青野:そうなんですよ。『大丈夫』はテレビで何回も取り上げられるほど強い反応があって、それだけの深いコミュニケーションができれば、最終的にマスメディアまで到達し、量も担保できる。良質なコンテンツを作れば広告費を出す必要なんてなくて、共感が共感を呼んで広がっていき、コアファンから世間に波及させる可能性を感じましたね。

別所:メディアをどう使うかも大事ですね。メディアとの付き合い方は今後も変わっていきそうですよね。



青野:サイボウズも多くのメディアを組み合わせて使っています。動画もオウンドメディアもSNSもやっていて、連携しながら生活者との関係性を作っていますね。企業ではホームページ担当とかソーシャル担当とか分業しているケースが多いと思いますが、一貫したメッセージがないとファンに不信感を与えてしまうので、一貫したコミュニケーションを維持できる体制を作ることが長期的なメリットにつながるんじゃないでしょうか。

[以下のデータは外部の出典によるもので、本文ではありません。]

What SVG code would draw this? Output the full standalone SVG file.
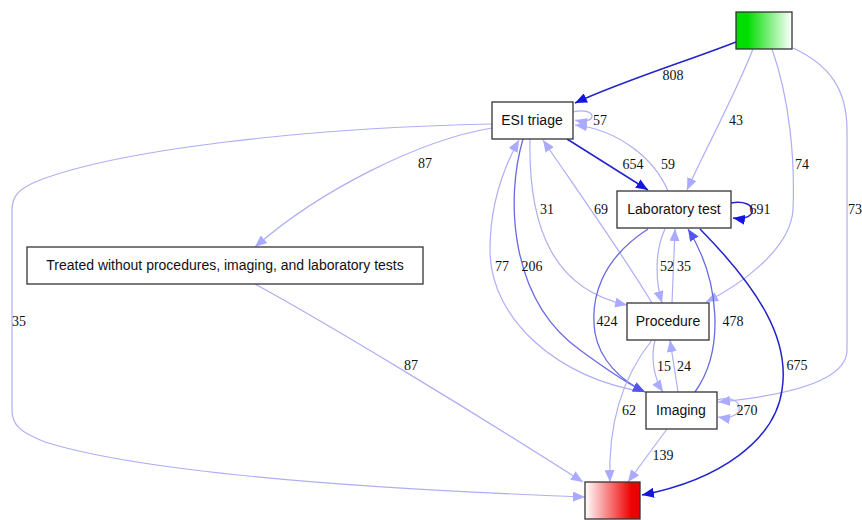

別所:確かにメッセージは重要ですね。人々が共感してヒットするストーリーはベターライフとアナザーライフの2つです。ベターライフは「よりよい人生を送りたい、よりよい自分になりたい」というもので、アナザーライフは「自分ではこんな人生は送れないけど、こんな人生があるなら応援したい」と共感するもの。この2つをどう掛け算するかが大事だと思うんです。

青野:ああ、まさに『アリキリ』はアナザーライフに見せながらベターライフを伝えています。いい考えですよね。

別所:最後に…動画マーケティングは今後どうなっていくと思われますか。

青野:脅すようですが、企業の成長を考えるならやるしかないと思います。たとえば採用ひとつとっても、会社が魅力的じゃないと入社しないですよね。ストーリーがないと若者は入らないし、たとえ入っても残らない。ストーリーが価値になっている時代で、ストーリーづくりが生存戦略になっていますから。それくらい重要になっています。

別所:企業って下町ドラマと一緒で、創業者のストーリーがありますよね。それを耕して動画にすることでストーリーが深く伝わり、次の人が新しい時代を作っていける。こう考えると、動画は採用やHRなどさまざまな用途で企業の情報を発信できる物語りツールですね。